I really don’t know how to start off this blog post. The last few weeks, hell, the last few months have been a whirlwind. If I haven’t been traveling, then I’ve been working on special projects and clients files. If I’m not doing that, then I am working on my brand and on my conference that is coming up in October. And if I am not doing that, then I am working on the redesign of my site. And if I am not doing that, then I am trying to spend time with my family, which I must admit I have been kind of neglecting as of late. There are only so many hours in a day and sometimes everything on my plate just gets too much.
Yesterday, I felt it all coming to a head as I actually zoned out and cried. I didn’t cry because I was sad or because I live a non-wonderful life. I cried because I needed to release and hadn’t done so in quite some time.
Some people think that professional bloggers live a life of zen and leisure, but let me tell you, it is pretty damn hard work. You are always working, always trying to perfect your craft, always trying to improve your site, your blog, your content. It just never stops.

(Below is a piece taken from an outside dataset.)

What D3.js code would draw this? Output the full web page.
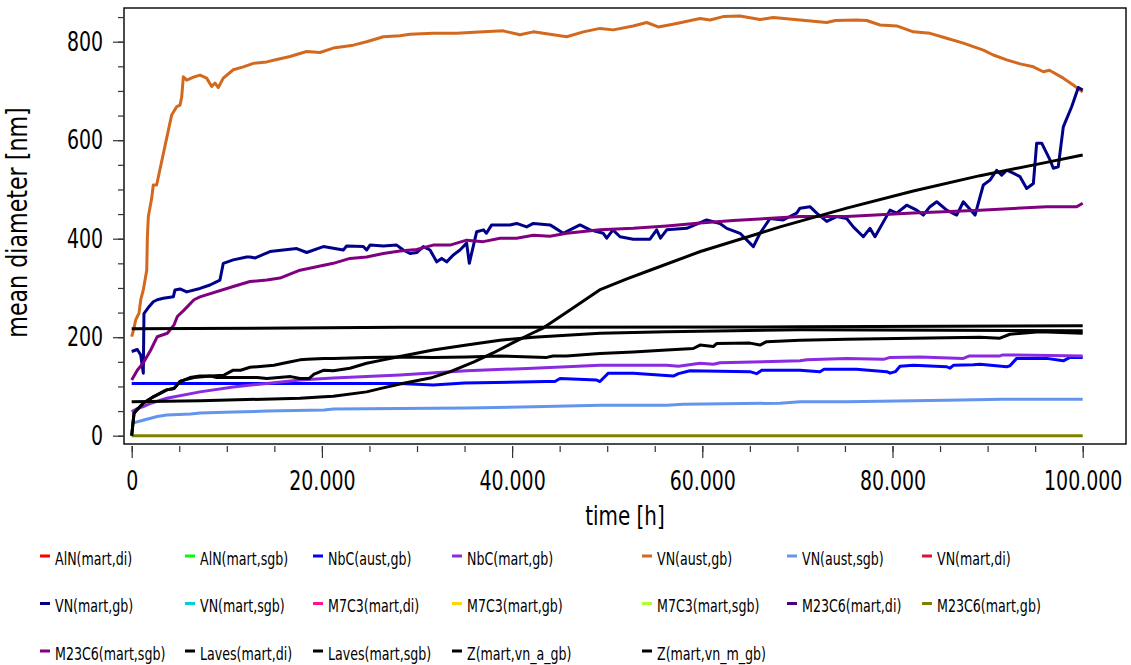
<!DOCTYPE html>
<html>
<head>
<meta charset="utf-8">
<script src="https://cdn.jsdelivr.net/npm/d3@7"></script>
<style>
  body { margin: 0; background: #fff; }
  text { font-family: "DejaVu Sans Condensed", "DejaVu Sans", sans-serif; fill: #000; }
</style>
</head>
<body>
<script>
// series data: [time h, mean diameter nm]
var nbcAustGb = [[0,106],[28200,106],[31700,103],[35000,107],[43640,110],[44500,110],[45040,116],[48890,113],[49240,110],[50120,127],[52740,127],[56950,121],[57500,126],[58700,132],[65010,130],[65700,126],[66250,133],[70270,133],[72370,130],[72800,135],[76200,135],[79400,130],[79750,127],[80300,130],[80790,141],[82190,143],[85700,140],[86050,137],[86400,143],[88500,144],[89200,145],[92010,140],[92350,142],[93060,157],[96200,157],[97960,152],[98660,159],[100000,159]];
var nbcMartGb = [[0,49],[590,55],[1220,59],[1920,65],[3680,76],[7180,89],[10680,99],[14200,106],[17700,113],[21200,117],[24700,120],[28200,123],[35220,132],[42230,137],[49240,143],[56260,143],[57500,141],[59760,147],[61160,145],[61860,148],[70270,152],[71000,154],[75180,157],[79050,155],[79750,159],[82890,160],[87450,157],[88100,162],[91300,162],[91600,164],[100000,162]];
var vnAustGb = [[0,201],[200,215],[420,235],[770,249],[950,276],[1220,296],[1580,336],[1650,404],[1750,445],[2100,482],[2270,509],[2620,509],[3330,573],[4200,651],[4730,668],[5080,671],[5260,688],[5430,729],[5780,722],[6500,728],[7180,732],[7880,726],[8410,709],[8760,716],[9110,707],[9630,726],[10680,743],[11740,749],[12790,756],[14200,759],[15250,764],[16650,770],[18400,780],[19800,778],[21200,787],[23300,793],[24700,800],[26460,810],[28200,812],[29250,815],[31700,817],[34170,817],[36970,820],[39070,822],[40830,814],[42230,820],[43640,816],[45740,810],[47490,820],[49240,827],[50640,824],[52740,832],[54150,839],[55370,830],[57300,837],[59760,847],[60800,844],[62210,851],[63960,852],[66070,845],[67470,849],[70270,844],[73080,839],[74000,843],[76240,844],[77290,843],[78690,834],[80440,832],[82190,820],[83950,817],[85700,807],[87450,797],[89550,783],[90600,773],[92010,763],[93410,755],[94810,749],[95860,739],[96500,742],[97960,726],[99010,712],[100000,698]];
var vnAustSgb = [[0,25],[1290,32],[2690,39],[3680,42],[6200,44],[7180,46],[10680,48],[14200,50],[20220,52],[21200,54],[28200,55],[35220,56],[42230,59],[49240,62],[56260,62],[58000,64],[68170,66],[70270,69],[75180,69],[82190,71],[85700,72],[91500,74],[100000,74]];
var vnMartGb = [[0,171],[590,175],[950,164],[1220,127],[1290,248],[1820,262],[2270,272],[2690,276],[3330,279],[4380,282],[4550,296],[5080,298],[5780,292],[7180,299],[8230,306],[9280,316],[9630,350],[10680,357],[12090,363],[12440,363],[13000,361],[14540,374],[15940,377],[17350,380],[18400,372],[20150,384],[22250,377],[22600,385],[24350,384],[24700,377],[25060,387],[26460,385],[27860,387],[28560,377],[29260,370],[30000,372],[30660,384],[31370,377],[32070,353],[32600,360],[33120,353],[33820,367],[34520,377],[35220,391],[35500,350],[36270,414],[37000,418],[37300,411],[37850,428],[39770,428],[40480,431],[41530,424],[42230,431],[43980,428],[44330,424],[45380,411],[46090,418],[47140,428],[48190,418],[49590,411],[49950,401],[50600,418],[51350,404],[52740,399],[54500,399],[55200,418],[55600,401],[56260,418],[58360,421],[60460,438],[61860,431],[62570,421],[63970,411],[65370,384],[66070,411],[67120,441],[68500,438],[69920,452],[70270,462],[71320,465],[72030,452],[73080,435],[74130,445],[75180,441],[75880,424],[76930,404],[77630,421],[78160,404],[79740,458],[80440,452],[81490,468],[82540,458],[83240,448],[83940,465],[84650,475],[85700,458],[86750,448],[87450,475],[88680,448],[89550,509],[90250,519],[90950,539],[91480,529],[92010,539],[92700,533],[93410,526],[94110,502],[94810,512],[95160,594],[95690,594],[96560,560],[96910,543],[97430,546],[97960,627],[98840,668],[99540,707],[100000,702]];
var m23c6MartGb = [[0,0],[100000,0]];
var m23c6MartSgb = [[0,113],[590,133],[1290,150],[2000,174],[2690,201],[3750,208],[4450,225],[4800,242],[5500,255],[6550,276],[7180,282],[10680,303],[12440,313],[14200,316],[15590,320],[17700,336],[19450,343],[21200,350],[22950,360],[24700,363],[26460,370],[28200,375],[29970,378],[31700,387],[33470,387],[35220,397],[36970,394],[38730,401],[40480,401],[42230,407],[43980,405],[45740,411],[49240,418],[52740,421],[56260,426],[59760,432],[63260,437],[66770,441],[70270,445],[75180,445],[82190,452],[89200,458],[96200,465],[99370,465],[100000,472]];
var lavesMartDi = [[0,217],[28200,220],[70270,221],[100000,223]];
var lavesMartSgb = [[0,0],[170,32],[240,45],[520,52],[1220,66],[2270,79],[3680,93],[4450,96],[5080,110],[5500,113],[6130,118],[7180,121],[8300,121],[9700,123],[10680,133],[11460,133],[12440,139],[13210,140],[14960,143],[15940,147],[16720,150],[17700,154],[18470,155],[20220,157],[21200,157],[24700,159],[28200,160],[31700,159],[35220,160],[38730,162],[43640,159],[44300,162],[45740,162],[49240,167],[52740,170],[56260,174],[59050,177],[59760,184],[61160,181],[61500,187],[65010,188],[66070,184],[66770,191],[70270,194],[75180,196],[82190,198],[89200,200],[91300,198],[92350,206],[95490,211],[100000,208]];
var zVnAGb = [[0,0],[170,32],[240,45],[520,52],[1220,66],[2270,79],[3680,93],[4450,96],[5080,110],[5500,113],[6550,118],[8300,121],[8940,118],[13210,118],[14200,116],[16720,120],[17700,116],[18640,116],[19170,125],[19450,127],[20220,133],[21200,132],[22950,137],[24700,147],[26460,154],[28200,161],[31700,174],[35220,184],[38730,194],[42230,200],[45740,204],[49240,208],[56260,211],[63260,213],[70270,215],[100000,213]];
var zVnMGb = [[0,69],[7180,71],[17700,76],[20220,79],[21200,80],[24700,89],[26000,95],[28200,105],[31400,117],[33500,130],[36000,150],[38000,168],[40000,188],[42000,207],[43300,219],[45700,250],[49200,296],[52000,318],[54500,336],[59800,374],[68170,424],[75180,462],[82190,497],[89200,528],[96200,555],[100000,570]];

var labels = ["AlN(mart,di)", "AlN(mart,sgb)", "NbC(aust,gb)", "NbC(mart,gb)", "VN(aust,gb)", "VN(aust,sgb)", "VN(mart,di)",
  "VN(mart,gb)", "VN(mart,sgb)", "M7C3(mart,di)", "M7C3(mart,gb)", "M7C3(mart,sgb)", "M23C6(mart,di)", "M23C6(mart,gb)",
  "M23C6(mart,sgb)", "Laves(mart,di)", "Laves(mart,sgb)", "Z(mart,vn_a_gb)", "Z(mart,vn_m_gb)"];
var colors = ["#ff0000", "#00ff00", "#0000ff", "#8a2be2", "#d2691e", "#6495ed", "#dc143c",
  "#00008b", "#00ced1", "#ff1493", "#ffd700", "#adff2f", "#4b0082", "#808000",
  "#800080", "#000000", "#000000", "#000000", "#000000"];
var seriesData = [[], [], nbcAustGb, nbcMartGb, vnAustGb, vnAustSgb, [],
  vnMartGb, [], [], [], [], [], m23c6MartGb,
  m23c6MartSgb, lavesMartDi, lavesMartSgb, zVnAGb, zVnMGb];

var xMajor = [0, 20000, 40000, 60000, 80000, 100000];
var yMajor = [0, 200, 400, 600, 800];

var width = 1131, height = 665;
var svg = d3.select("body").append("svg")
  .attr("width", width)
  .attr("height", height);

// plot frame
var frame = {left: 124, top: 8, right: 1126, bottom: 444};

var x = d3.scaleLinear().domain([0, 100000]).range([131.7, 1082.7]);
var y = d3.scaleLinear().domain([0, 800]).range([435.7, 41.7]);

var fmt = d3.formatLocale({decimal: ",", thousands: ".", grouping: [3], currency: ["", ""]}).format(",d");

// the original font is narrow, squeeze the text horizontally
var tickSx = 0.81, legSx = 0.78;

svg.append("clipPath").attr("id", "clip")
  .append("rect")
  .attr("x", frame.left).attr("y", frame.top)
  .attr("width", frame.right - frame.left).attr("height", frame.bottom - frame.top);

// lines
var line = d3.line()
  .x(function(d) { return x(d[0]); })
  .y(function(d) { return y(d[1]); });

var g = svg.append("g").attr("clip-path", "url(#clip)");
seriesData.forEach(function(s, i) {
  if (!s.length) return;
  g.append("path")
    .datum(s)
    .attr("fill", "none")
    .attr("stroke", colors[i])
    .attr("stroke-width", 3)
    .attr("stroke-linejoin", "round")
    .attr("d", line);
});

svg.append("rect")
  .attr("x", frame.left).attr("y", frame.top)
  .attr("width", frame.right - frame.left).attr("height", frame.bottom - frame.top)
  .attr("fill", "none")
  .attr("stroke", "#000")
  .attr("stroke-width", 1.4);

// x axis: minor then major ticks
svg.append("g")
  .attr("transform", "translate(0,446)")
  .call(d3.axisBottom(x).tickValues(d3.range(0, 100001, 5000)).tickSize(6).tickFormat(""))
  .call(function(a) { a.select(".domain").remove(); a.selectAll("line").attr("stroke", "#333").attr("stroke-width", 1.2); });

svg.append("g")
  .attr("transform", "translate(0,446)")
  .call(d3.axisBottom(x).tickValues(xMajor).tickSize(12).tickPadding(13.5).tickFormat(fmt))
  .call(function(a) {
    a.select(".domain").remove();
    a.selectAll("line").attr("stroke", "#333").attr("stroke-width", 1.2);
    a.selectAll("text").style("font-size", "26px").attr("fill", "#000")
      .attr("transform", "scale(" + tickSx + ",1)");
  });

// y axis
svg.append("g")
  .attr("transform", "translate(" + frame.left + ",0)")
  .call(d3.axisLeft(y).tickValues(d3.range(0, 851, 50)).tickSize(6).tickFormat(""))
  .call(function(a) { a.select(".domain").remove(); a.selectAll("line").attr("stroke", "#333").attr("stroke-width", 1.2); });

svg.append("g")
  .attr("transform", "translate(" + frame.left + ",0)")
  .call(d3.axisLeft(y).tickValues(yMajor).tickSize(11).tickPadding(10))
  .call(function(a) {
    a.select(".domain").remove();
    a.selectAll("line").attr("stroke", "#333").attr("stroke-width", 1.2);
    a.selectAll("text").style("font-size", "26px").attr("fill", "#000")
      .attr("x", -21 / tickSx)
      .attr("transform", "scale(" + tickSx + ",1)");
  });

// axis titles
svg.append("text")
  .attr("transform", "translate(625,525) scale(0.82,1)")
  .attr("text-anchor", "middle")
  .style("font-size", "27px")
  .text("time [h]");

svg.append("text")
  .attr("transform", "translate(27,222.5) rotate(-90) scale(0.85,1)")
  .attr("text-anchor", "middle")
  .style("font-size", "29px")
  .text("mean diameter [nm]");

// legend, 7 columns
var legendX = [40, 185, 313, 452, 642, 787, 922];
var legendY = [564.5, 612, 659.5];
var legend = svg.append("g");
labels.forEach(function(lab, i) {
  var cx = legendX[i % 7], cy = legendY[Math.floor(i / 7)];
  legend.append("rect")
    .attr("x", cx).attr("y", cy - 10)
    .attr("width", 10).attr("height", 3)
    .attr("fill", colors[i]);
  legend.append("text")
    .attr("transform", "translate(" + (cx + 15) + "," + cy + ") scale(" + legSx + ",1)")
    .style("font-size", "18px")
    .text(lab);
});
</script>
</body>
</html>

Right now, I am going through growing pains. In order to spread my wings, I have to grow. And in order to grow, I have to fly—and that is downright scary. And I have been a little stressed to say the least.
So know this—I am immensely happy and in a good place right now, but I am also contemplating my future and the direction that I want to take this blog to. Major changes in terms of the look and design of the site are in the works, and you will be seeing a newly redesigned TheCubicleChick.com very soon. And while I won’t abandon the content and subjects that my readers have come to expect (and hopefully enjoy), I will be trying new things in the Cube.
My son said I’ve been acting like a Diva the last few weeks, and maybe that is true. I will be glad when this phase is over, so I can not only spread my wings, but begin to fly.